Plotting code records

━━━━━━━━

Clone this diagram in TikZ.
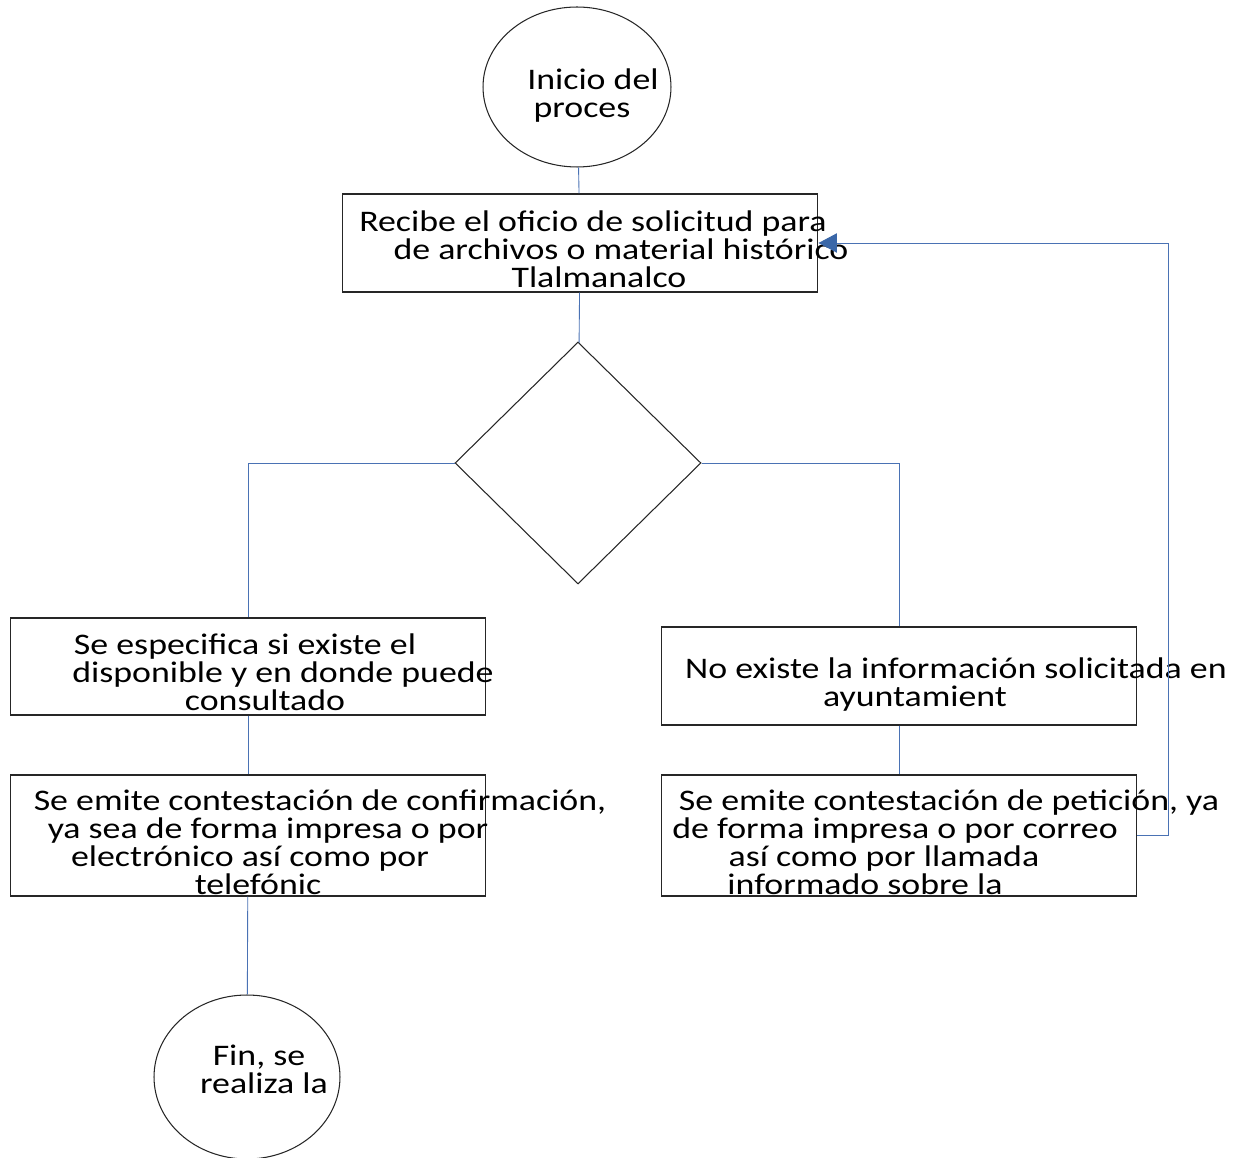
\documentclass[tikz,border=0pt]{standalone}
\usepackage{fontspec}
\setmainfont{Carlito}[FakeStretch=1.2]
\usetikzlibrary{arrows.meta,positioning,shapes.geometric}
\definecolor{flblue}{HTML}{4A72B4}
\definecolor{flarrow}{HTML}{3A67A8}
\newlength{\despx}
\setlength{\despx}{0.04cm}
\newlength{\despy}
\setlength{\despy}{0.02cm}
\newlength{\bajada}
\newcommand{\fila}[2]{\makebox[0pt]{\hspace*{#1\despx}\raisebox{-\bajada}[\height][\depth]{#2}}}

\begin{document}
\begin{tikzpicture}[x=0.02cm, y=-0.02cm, font=\fontsize{17}{15.9}\selectfont,
  bajar/.style={execute at begin node={\global\bajada=#1\despy}},
  caja/.style={draw=black!85, line width=0.6pt, rectangle, minimum width=9.52cm, align=center, inner sep=0pt, bajar=7},
  circulo/.style={draw=black!85, line width=0.6pt, ellipse, align=center, inner sep=0pt},
  rombo/.style={draw=black!85, line width=0.6pt, diamond, inner sep=0pt},
  flecha/.style={draw=flblue, line width=0.5pt}]
  \useasboundingbox (0,0) rectangle (1235,1158);

  % Nodos
  \node[circulo, bajar=9, minimum width=3.76cm, minimum height=3.2cm] (inicio) at (577,87)
    {\fila{16}{Inicio del}\\\fila{5}{proces}};
  \node[caja, bajar=6, minimum height=1.96cm] (recibe) at (580,243)
    {\fila{13}{Recibe el oficio de solicitud para}\\\fila{41}{de archivos o material histórico}\\\fila{19}{Tlalmanalco}};
  \node[rombo, minimum width=4.92cm, minimum height=4.84cm] (decide) at (578,463) {};
  \node[caja, bajar=6, minimum height=1.94cm] (especifica) at (248,666.5)
    {\fila{-3}{Se especifica si existe el}\\\fila{35}{disponible y en donde puede}\\\fila{17}{consultado}};
  \node[caja, bajar=9, minimum height=1.96cm] (noexiste) at (899,676)
    {\fila{57}{No existe la información solicitada en}\\\fila{16}{ayuntamient}};
  \node[caja, minimum height=2.42cm] (confirma) at (248,835.5)
    {\fila{72}{Se emite contestación de confirmación,}\\\fila{20}{ya sea de forma impresa o por}\\\fila{2}{electrónico así como por}\\\fila{10}{telefónic}};
  \node[caja, minimum height=2.42cm] (peticion) at (899,835.5)
    {\fila{50}{Se emite contestación de petición, ya}\\\fila{-4}{de forma impresa o por correo}\\\fila{-15}{así como por llamada}\\\fila{-34}{informado sobre la}};
  \node[circulo, bajar=-8, minimum width=3.72cm, minimum height=3.28cm] (fin) at (247,1077)
    {\fila{12}{Fin, se}\\\fila{17}{realiza la}};

  % Conectores
  \draw[flecha] (inicio) -- (recibe);
  \draw[flecha] (recibe) -- (decide);
  \draw[flecha] (decide.west) -| (especifica.north);
  \draw[flecha] (decide.east) -| (noexiste.north);
  \draw[flecha] (especifica) -- (confirma);
  \draw[flecha] (noexiste) -- (peticion);
  \draw[flecha] (confirma) -- (fin);
  \draw[flecha, -{Triangle[color=flarrow, length=10.5pt, width=11pt]}] (peticion.east) -- ++(31,0) |- (recibe.east);
\end{tikzpicture}
\end{document}
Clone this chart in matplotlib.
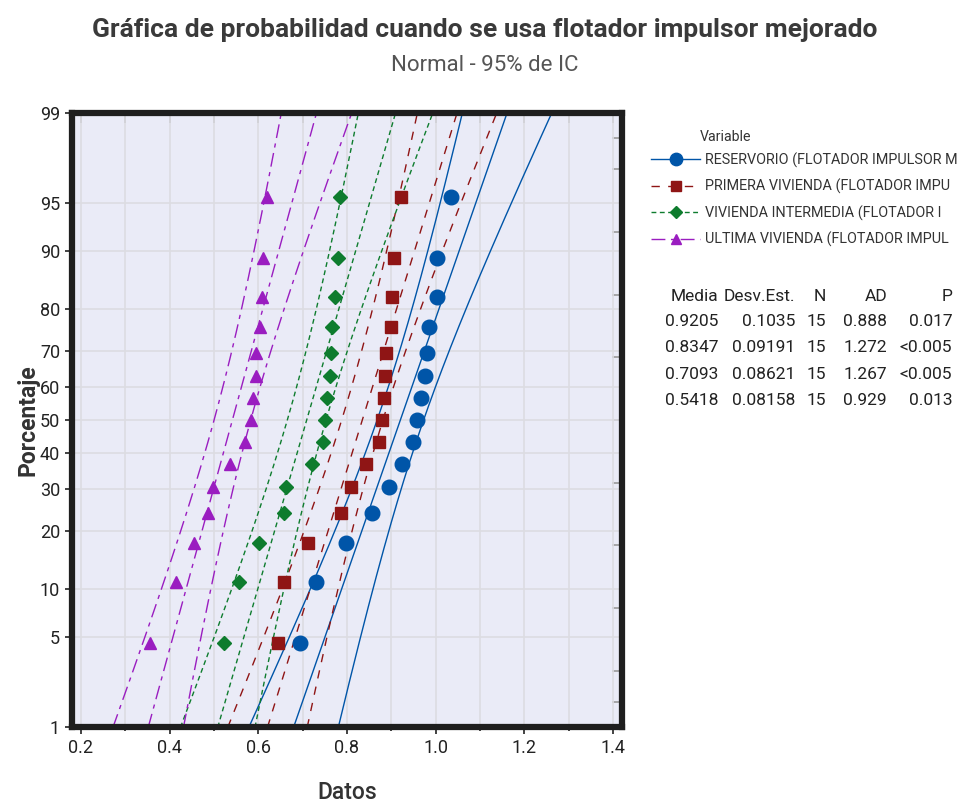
import numpy as np
import matplotlib
matplotlib.use("Agg")
import matplotlib.pyplot as plt
from statistics import NormalDist

plt.rcParams['font.family'] = ['Roboto', 'DejaVu Sans']

# datos (15 valores ordenados por variable)
reservorio = [0.694, 0.731, 0.799, 0.857, 0.895, 0.925, 0.949, 0.959, 0.966,
              0.975, 0.981, 0.985, 1.004, 1.004, 1.034]
primera = [0.645, 0.658, 0.713, 0.786, 0.809, 0.844, 0.872, 0.879, 0.883,
           0.885, 0.889, 0.899, 0.902, 0.906, 0.921]
intermedia = [0.523, 0.557, 0.602, 0.659, 0.662, 0.722, 0.746, 0.750, 0.754,
              0.762, 0.764, 0.767, 0.773, 0.780, 0.784]
ultima = [0.355, 0.415, 0.456, 0.486, 0.497, 0.536, 0.570, 0.584, 0.588,
          0.594, 0.596, 0.604, 0.608, 0.611, 0.620]

etiquetas = ["RESERVORIO (FLOTADOR IMPULSOR M", "PRIMERA VIVIENDA (FLOTADOR IMPU",
             "VIVIENDA INTERMEDIA (FLOTADOR I", "ULTIMA VIVIENDA (FLOTADOR IMPUL"]
media = ["0.9205", "0.8347", "0.7093", "0.5418"]
desv = ["0.1035", "0.09191", "0.08621", "0.08158"]
n_obs = ["15", "15", "15", "15"]
ad = ["0.888", "1.272", "1.267", "0.929"]
p_val = ["0.017", "<0.005", "<0.005", "0.013"]

y_ticks = [1, 5, 10, 20, 30, 40, 50, 60, 70, 80, 90, 95, 99]

colores = ['#0055A8', '#8F1515', '#0E7C2E', '#9A1DC0']
marcadores = ['o', 's', 'D', '^']
tam = [10.5, 8.5, 7.5, 9]
estilos = ['-', (0, (6, 6)), (0, (3.5, 2.5)), (0, (10, 4, 3, 4))]

nd = NormalDist()
_ppf = np.vectorize(nd.inv_cdf, otypes=[float])
_cdf = np.vectorize(nd.cdf, otypes=[float])


def fwd(p):
    p = np.clip(np.asarray(p, dtype=float) / 100.0, 1e-9, 1 - 1e-9)
    return _ppf(p)


def inv(z):
    return _cdf(np.asarray(z, dtype=float)) * 100.0


fig = plt.figure(figsize=(9.59, 8.05), dpi=100)
ax = fig.add_axes([0.075, 0.0965, 0.5735, 0.7635])
ax.set_facecolor('#EAEBF7')
ax.set_yscale('function', functions=(fwd, inv))

series = [reservorio, primera, intermedia, ultima]
z = np.linspace(nd.inv_cdf(0.01), nd.inv_cdf(0.99), 200)
pct = _cdf(z) * 100
for i, datos in enumerate(series):
    x = np.sort(np.array(datos))
    n = len(x)
    rangos = (np.arange(1, n + 1) - 0.3) / (n + 0.4) * 100
    m = float(media[i])
    s = float(desv[i])
    ajuste = m + s * z
    se = s * np.sqrt(1.0 / n + z ** 2 / (2.0 * n))
    kw = dict(color=colores[i], lw=1.0, linestyle=estilos[i])
    ax.plot(ajuste, pct, **kw)
    ax.plot(ajuste - 1.96 * se, pct, **kw)
    ax.plot(ajuste + 1.96 * se, pct, **kw)
    ax.plot(x, rangos, linestyle='none', marker=marcadores[i], ms=tam[i],
            color=colores[i], zorder=5)

x_major = np.arange(0.2, 1.41, 0.2)
x_minor = np.arange(0.3, 1.41, 0.2)
ax.set_xlim(0.18, 1.42)
ax.set_ylim(1, 99)
ax.set_xticks(x_major)
ax.set_xticks(x_minor, minor=True)
ax.set_xticklabels([f"{v:.1f}" for v in x_major])
ax.set_yticks(y_ticks)
ax.set_yticklabels([str(v) for v in y_ticks])
ax.yaxis.set_minor_locator(matplotlib.ticker.NullLocator())
ax.grid(True, which='both', color='#DCDCE2', lw=1.2)
ax.set_axisbelow(True)
ax.tick_params(axis='both', which='both', labelsize=13, colors='#222222',
               length=5, width=1.2, direction='out')
ax.tick_params(axis='x', which='minor', length=3)
for sp in ax.spines.values():
    sp.set_linewidth(4.5)
    sp.set_color('#1E1E1E')

# marcas interiores arriba y a la derecha
top = ax.secondary_xaxis('top')
top.set_xticks(x_major)
top.set_xticks(x_minor, minor=True)
top.tick_params(axis='x', which='both', direction='in', length=7, width=1.2,
                colors='#999999', labeltop=False)
top.spines['top'].set_visible(False)
der = ax.secondary_yaxis('right')
der.set_yticks(y_ticks)
der.yaxis.set_minor_locator(matplotlib.ticker.NullLocator())
der.tick_params(axis='y', which='both', direction='in', length=7, width=1.2,
                colors='#999999', labelright=False)
der.spines['right'].set_visible(False)

xl = ax.set_xlabel("Datos", fontsize=16.5, color='#333333', fontweight='medium')
ax.xaxis.set_label_coords(0.5, -0.106)
xl.set_va('center')
yl = ax.set_ylabel("Porcentaje", fontsize=16.5, color='#333333', fontweight='bold')
ax.yaxis.set_label_coords(-0.08, 0.5)
yl.set_va('center')

fig.text(0.505, 0.963, "Gráfica de probabilidad cuando se usa flotador impulsor mejorado",
         ha='center', va='center', fontsize=19, color='#3A3A3A', fontweight='bold')
fig.text(0.505, 0.919, "Normal - 95% de IC", ha='center', va='center',
         fontsize=16, color='#555555')

# leyenda
fig.text(0.730, 0.830, "Variable", ha='left', va='center', fontsize=10.2,
         color='#333333')
handles = []
for i in range(4):
    h, = ax.plot([], [], color=colores[i], lw=1.0, linestyle=estilos[i],
                 marker=marcadores[i], ms=tam[i] * 0.85)
    handles.append(h)
fig.legend(handles, etiquetas, loc='upper left', bbox_to_anchor=(0.673, 0.818),
           frameon=False, fontsize=10.4, handlelength=3.4, labelspacing=0.78,
           handletextpad=0.3, borderaxespad=0, labelcolor='#333333')

# tabla de estadisticos
cols = [(0.749, "Media", media), (0.829, "Desv.Est.", desv), (0.861, "N", n_obs),
        (0.925, "AD", ad), (0.993, "P", p_val)]
filas_y = [0.632, 0.601, 0.568, 0.535, 0.502]
for xc, cab, vals in cols:
    fig.text(xc, filas_y[0], cab, ha='right', va='center', fontsize=12.5, color='#222222')
    for j, v in enumerate(vals):
        fig.text(xc, filas_y[j + 1], v, ha='right', va='center', fontsize=12.5,
                 color='#222222')

fig.savefig("out.png", dpi=100, facecolor='white')
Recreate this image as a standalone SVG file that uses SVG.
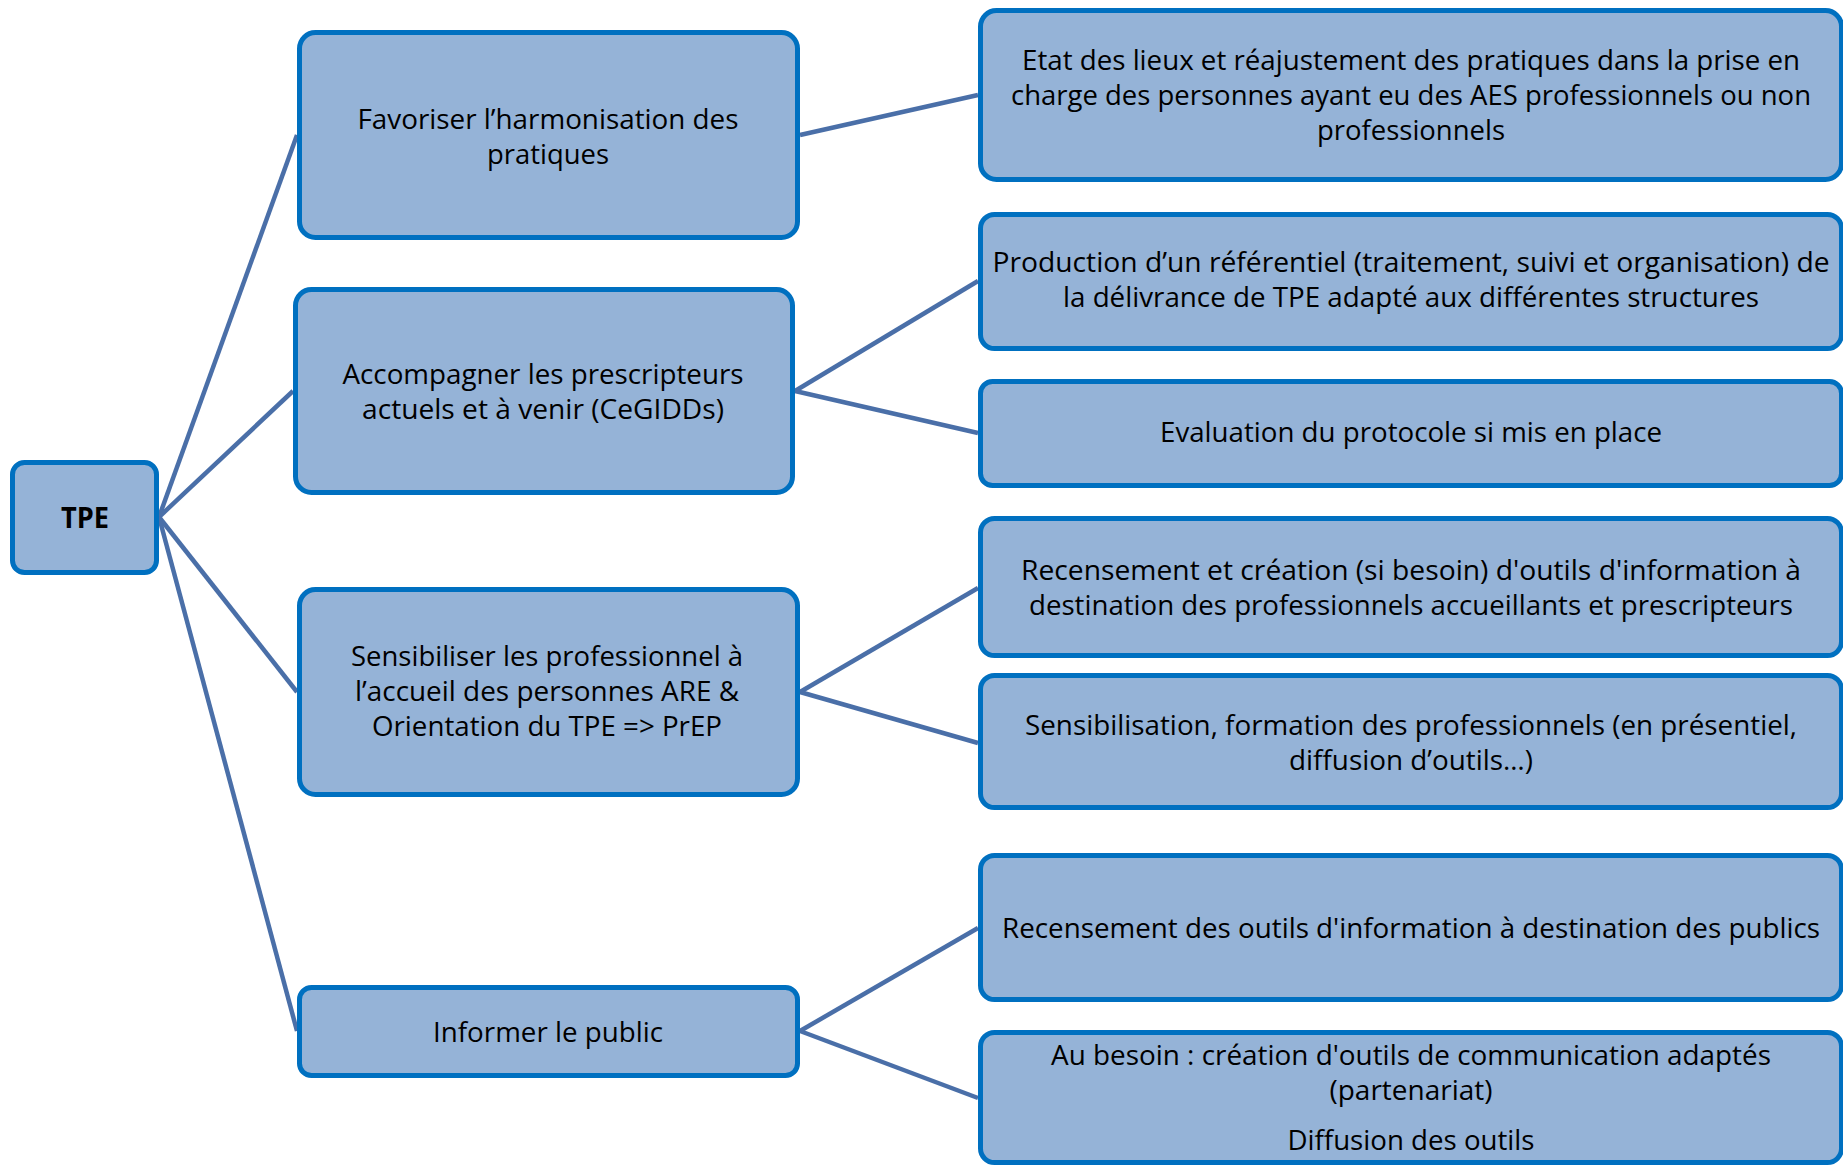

━━━━━━━━

TASK GOAL: Skip the pictures. Set down only the lines from the one containing "Clone this chart in matplotlib." through the one containing "plt.rcParams['font.family'] = ['Roboto', 'DejaVu", exactly as they appear, ends included.

RESULT OF THIS EXERCISE:
Clone this chart in matplotlib.
import numpy as np
import matplotlib
matplotlib.use("Agg")
import matplotlib.pyplot as plt
from statistics import NormalDist

plt.rcParams['font.family'] = ['Roboto', 'DejaVu Sans']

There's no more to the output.